On Reddit, when people stopped caring about being an informative news source, the 4chan-style memes, lolcats, stupid preaching to the choir articles, and other chaff floated in, destroying what made Reddit a great resource.

Now what’s left is a Crowd of people who want to see things that confirm what they already believe. I call it the Reddit Hivemind Groupthink (RHG) because it has attributes of all of these buzzwords. It’s an in-group based not on who you know, but what opinions and likes/dislikes you have, geared toward the manchild or other dependent of the entertainment economy.

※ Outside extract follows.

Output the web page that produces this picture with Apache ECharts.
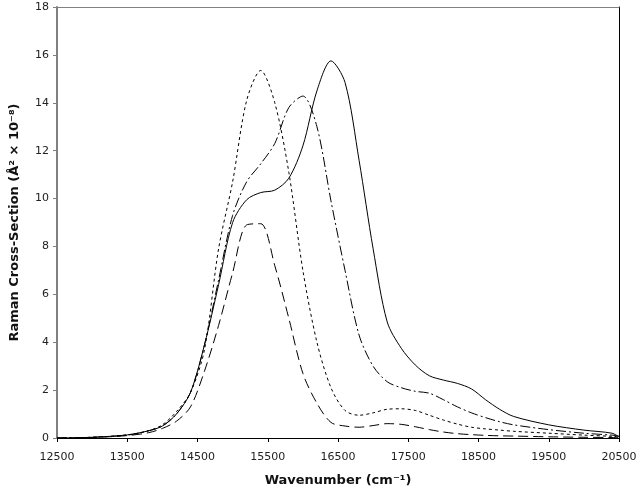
<!DOCTYPE html>
<html>
<head>
<meta charset="utf-8">
<script src="https://cdn.jsdelivr.net/npm/echarts@6/dist/echarts.min.js"></script>
<style>
    html, body { margin: 0; padding: 0; background: #fff; }
    #chart { width: 640px; height: 493px; }
</style>
</head>
<body>
<div id="chart"></div>
<script>
// wavenumber grid (cm-1)
const wavenumbers = [
    12500, 13000, 13500, 13800, 14000, 14200, 14400, 14600, 14800, 15000,
    15200, 15400, 15600, 15800, 16000, 16200, 16400, 16600, 16800, 17000,
    17200, 17400, 17600, 17800, 18000, 18200, 18400, 18600, 18800, 19000,
    19500, 20000, 20400, 20500
];

// cross-sections (A^2 x 1e-8)
const solidVals = [
    0, 0.03, 0.13, 0.3, 0.5, 1.0, 1.9, 3.9, 6.4, 9.0,
    9.95, 10.25, 10.35, 10.85, 12.2, 14.5, 15.75, 14.85, 11.6, 7.9,
    4.85, 3.75, 3.05, 2.6, 2.42, 2.28, 2.05, 1.6, 1.2, 0.9,
    0.55, 0.33, 0.2, 0.05
];
const dashDotVals = [
    0, 0.03, 0.12, 0.3, 0.5, 1.0, 1.9, 3.9, 6.6, 9.3,
    10.7, 11.45, 12.3, 13.8, 14.28, 13.0, 9.9, 7.0, 4.3, 3.0,
    2.35, 2.1, 1.95, 1.87, 1.6, 1.3, 1.05, 0.85, 0.68, 0.55,
    0.35, 0.2, 0.12, 0.08
];
const shortDashVals = [
    0, 0.03, 0.13, 0.3, 0.55, 1.1, 1.9, 3.7, 7.9, 10.7,
    14.1, 15.35, 14.0, 11.1, 7.0, 4.0, 2.1, 1.15, 0.95, 1.05,
    1.2, 1.22, 1.15, 0.95, 0.75, 0.58, 0.45, 0.38, 0.33, 0.28,
    0.2, 0.12, 0.07, 0.05
];
const longDashVals = [
    0, 0.02, 0.1, 0.22, 0.4, 0.7, 1.3, 2.8, 4.7, 6.9,
    8.9, 8.95, 7.2, 5.0, 2.7, 1.45, 0.65, 0.5, 0.45, 0.52,
    0.6, 0.57, 0.47, 0.35, 0.25, 0.18, 0.14, 0.11, 0.09, 0.08,
    0.05, 0.03, 0.02, 0.01
];

const pairs = (vals) => wavenumbers.map((w, i) => [w, vals[i]]);

const fontFamily = "DejaVu Sans, Verdana, sans-serif";

function line(name, vals, type) {
    return {
        name,
        type: "line",
        data: pairs(vals),
        smooth: 0.3,
        showSymbol: false,
        lineStyle: { color: "#000", width: 1, type },
        xAxisIndex: 0,
        yAxisIndex: 0,
    };
}

const chart = echarts.init(document.getElementById("chart"));
chart.setOption({
    animation: false,
    grid: { left: 57, right: 21, top: 7, bottom: 55 },
    xAxis: [
        {
            type: "value",
            min: 12500,
            max: 20500,
            interval: 1000,
            name: "Wavenumber (cm⁻¹)",
            nameLocation: "middle",
            nameGap: 36,
            nameTextStyle: { fontFamily, fontWeight: "bold", fontSize: 13, color: "#111" },
            axisLine: { show: true, lineStyle: { color: "#000", width: 1 } },
            axisTick: { show: true, length: 4, lineStyle: { color: "#000" } },
            axisLabel: {
                fontFamily, fontSize: 11, color: "#222", margin: 14,
                formatter: (v) => String(v),
            },
            splitLine: { show: false },
        },
        {
            type: "value",
            position: "top",
            min: 12500,
            max: 20500,
            axisLine: { show: true, onZero: false, lineStyle: { color: "#808080", width: 1 } },
            axisTick: { show: false },
            axisLabel: { show: false },
            splitLine: { show: false },
        },
    ],
    yAxis: [
        {
            type: "value",
            min: 0,
            max: 18,
            interval: 2,
            name: "Raman Cross-Section (Å² × 10⁻⁸)",
            nameLocation: "middle",
            nameGap: 36,
            nameTextStyle: { fontFamily, fontWeight: "bold", fontSize: 13, color: "#111" },
            axisLine: { show: true, lineStyle: { color: "#808080", width: 2 } },
            axisTick: { show: true, length: 4, lineStyle: { color: "#808080" } },
            axisLabel: { fontFamily, fontSize: 11, color: "#222", margin: 8 },
            splitLine: { show: false },
        },
        {
            type: "value",
            position: "right",
            min: 0,
            max: 18,
            axisLine: { show: true, onZero: false, lineStyle: { color: "#000", width: 1 } },
            axisTick: { show: false },
            axisLabel: { show: false },
            splitLine: { show: false },
        },
    ],
    series: [
        line("solid", solidVals, "solid"),
        line("dashDot", dashDotVals, [10, 3, 2, 3]),
        line("shortDash", shortDashVals, [3, 3]),
        line("longDash", longDashVals, [10, 5]),
    ],
});
</script>
</body>
</html>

It’s sad because it eliminates a news source, but inevitable because once anything gets popular, it becomes a trend and then people get onboard who have no idea what made it originally valuable. They then make it into what is convenient for them, which since they lack direction and live in denial, is whatever doesn’t offend their lifestyles.

While today’s Redditors want you to think they’re enlightened savants bringing us the truth against the wishes of an oppressive right-wing government, the truth is that they have declined much like “Anonymous” did at 4chan. They lost their impetus because they became inward looking. On the internet, they’re superstars. In reality they’re boring people with boring jobs, selfish hobbies, inflated self image and an unquenchable anger toward anyone who has more than they do.

This isn’t the first time I’ve seen a community sink this way. In fact, it’s how all communities sink, barring getting outright confiscated by the FBI (as happened to several of the communities I frequented in the 1980s). They get crushed under their own weight, lose sight of what made them valuable, and become like every other played-out trend, more detritus of a society moving too fast for its own good.